One investigation is being overseen by the state Attorney General’s Office, the other is led by the state Assembly Judiciary Committee.
"I would think an investigation of this magnitude with this many complainants, this many potential witnesses, document discovery, I think you're looking four to six months out would be very optimistic," legal analyst Barry Covert said.
Thousands of dollars are spent every hour as attorneys for law firms outside state government investigate claims of sexual harassment against Gov. Andrew Cuomo.
There are two primary investigations going on – one overseen by the state Attorney General's Office – and the other an impeachment inquiry conducted by the Assembly Judiciary Committee and led by attorneys at Davis Polk & Wardwell.
According to a contract we've obtained through a public records request, top lawyers working for the committee are making $600 per hour. Paralegals are making $250 an hour, and the committee's investigation is capped at $250,000.
"While that seems like a lot of money, that will be hit pretty quickly with a number of lawyers they'll be using and paralegals," Covert said.
This is on top of what we reported last month with top attorneys hired by the state Attorney General's Office making $750 per hour, which is actually a discounted rate. There is no cap on costs related to the AG's investigation.
We're hearing from a member of the Assembly Judiciary Committee on the status of its investigation.

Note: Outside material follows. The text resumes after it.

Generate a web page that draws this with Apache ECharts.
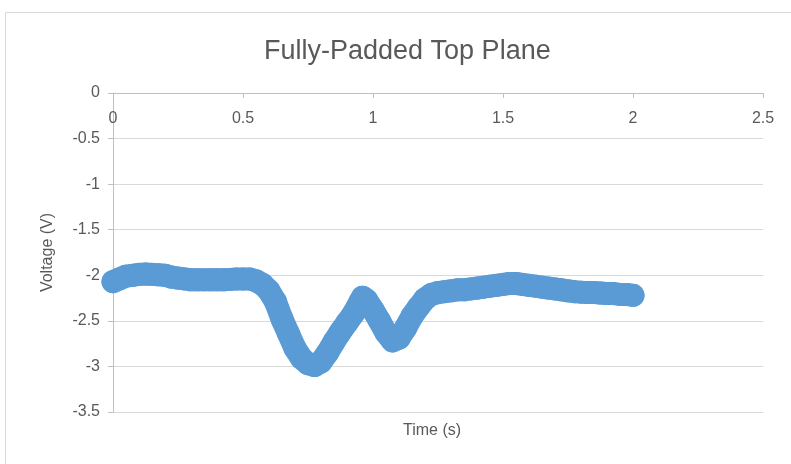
<!DOCTYPE html>
<html>
<head>
<meta charset="utf-8">
<title>Fully-Padded Top Plane</title>
<script src="https://cdn.jsdelivr.net/npm/echarts@6/dist/echarts.min.js"></script>
<style>
  html, body { margin: 0; padding: 0; background: #ffffff; }
  #chart { width: 791px; height: 464px; }
</style>
</head>
<body>
<div id="chart"></div>
<script>
// Time samples (s)
const timeS = [
  0.00, 0.025, 0.05, 0.075, 0.10, 0.125, 0.15, 0.175, 0.20, 0.225,
  0.25, 0.275, 0.30, 0.325, 0.35, 0.375, 0.40, 0.425, 0.45, 0.475,
  0.50, 0.525, 0.55, 0.575, 0.60, 0.625, 0.65, 0.675, 0.70, 0.725,
  0.75, 0.775, 0.80, 0.825, 0.85, 0.875, 0.90, 0.925, 0.95, 0.96,
  0.975, 1.00, 1.025, 1.05, 1.075, 1.10, 1.125, 1.15, 1.175, 1.20,
  1.225, 1.25, 1.275, 1.30, 1.325, 1.35, 1.375, 1.40, 1.425, 1.45,
  1.475, 1.50, 1.525, 1.55, 1.575, 1.60, 1.625, 1.65, 1.675, 1.70,
  1.725, 1.75, 1.775, 1.80, 1.825, 1.85, 1.875, 1.90, 1.925, 1.95,
  1.975, 2.00
];

// Measured voltage (V)
const voltageV = [
  -2.07, -2.04, -2.01, -2.00, -1.99, -1.985, -1.99, -1.995, -2.00, -2.02,
  -2.03, -2.04, -2.05, -2.05, -2.05, -2.05, -2.05, -2.05, -2.045, -2.04,
  -2.04, -2.04, -2.06, -2.10, -2.17, -2.29, -2.48, -2.64, -2.80, -2.91,
  -2.97, -2.99, -2.95, -2.85, -2.73, -2.62, -2.52, -2.42, -2.29, -2.24,
  -2.27, -2.38, -2.50, -2.63, -2.72, -2.69, -2.58, -2.45, -2.35, -2.26,
  -2.21, -2.19, -2.18, -2.17, -2.16, -2.16, -2.15, -2.14, -2.13, -2.12,
  -2.11, -2.10, -2.09, -2.09, -2.10, -2.11, -2.12, -2.13, -2.14, -2.15,
  -2.16, -2.17, -2.18, -2.185, -2.19, -2.19, -2.195, -2.20, -2.20, -2.21,
  -2.21, -2.22
];

// Axis tick values
const xTicks = [0, 0.5, 1, 1.5, 2, 2.5];
const yTicks = [0, -0.5, -1, -1.5, -2, -2.5, -3, -3.5];

const points = timeS.map((t, i) => [t, voltageV[i]]);

const textColor = '#595959';
const fontFamily = '"Liberation Sans", Arial, sans-serif';

const chart = echarts.init(document.getElementById('chart'), null, { renderer: 'canvas' });

chart.setOption({
  animation: false,
  backgroundColor: '#ffffff',
  title: {
    text: 'Fully-Padded Top Plane',
    left: 259,
    top: 33,
    textStyle: { color: textColor, fontSize: 27, fontWeight: 'normal', fontFamily: fontFamily }
  },
  graphic: [
    {
      type: 'rect',
      shape: { x: 5.5, y: 12.5, width: 800, height: 470 },
      style: { fill: 'none', stroke: '#d9d9d9', lineWidth: 1 },
      silent: true
    },
    {
      type: 'text',
      left: 403,
      top: 423,
      style: { text: 'Time (s)', fill: textColor, font: '16px ' + fontFamily }
    }
  ],
  grid: { left: 113, right: 28, top: 93, bottom: 52 },
  xAxis: {
    type: 'value',
    position: 'top',
    min: xTicks[0],
    max: xTicks[xTicks.length - 1],
    interval: 0.5,
    axisLine: { show: true, lineStyle: { color: '#bfbfbf', width: 1 } },
    axisTick: { show: true, inside: true, length: 5, lineStyle: { color: '#bfbfbf' } },
    axisLabel: {
      inside: true,
      margin: 18,
      color: textColor,
      fontSize: 16,
      fontFamily: fontFamily
    },
    splitLine: { show: false }
  },
  yAxis: {
    type: 'value',
    min: yTicks[yTicks.length - 1],
    max: yTicks[0],
    interval: 0.5,
    name: 'Voltage (V)',
    nameLocation: 'middle',
    nameGap: 57,
    nameTextStyle: { color: textColor, fontSize: 16, fontFamily: fontFamily },
    axisLine: { show: true, onZero: false, lineStyle: { color: '#bfbfbf', width: 1 } },
    axisTick: { show: true, length: 5, lineStyle: { color: '#bfbfbf' } },
    axisLabel: { margin: 13, color: textColor, fontSize: 16, fontFamily: fontFamily },
    splitLine: { show: true, lineStyle: { color: '#d9d9d9', width: 1 } }
  },
  series: [
    {
      type: 'line',
      data: points,
      showAllSymbol: true,
      symbol: 'circle',
      symbolSize: 23,
      itemStyle: { color: '#5b9bd5' },
      lineStyle: { color: '#5b9bd5', width: 23, cap: 'round', join: 'round' },
      clip: false,
      z: 3
    }
  ]
});
</script>
</body>
</html>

"We are receiving information, and I have to be very careful, but what I can tell you is that we are doing our work very deliberately, taking this very, very seriously, and I'm hopeful that we will continue to move in an expedited manner," Assembly Member Michael Norris said.
Is Norris satisfied with the pace of the work on this task?
"I believe that we should be moving at relatively more quickly on the situation and meeting more often. Beyond that, that's all I can say at this point in time," Norris said.
There remain at least nine accusers who have publicly come forward with claims of sexual harassment against Governor Cuomo who has denied any wrongdoing.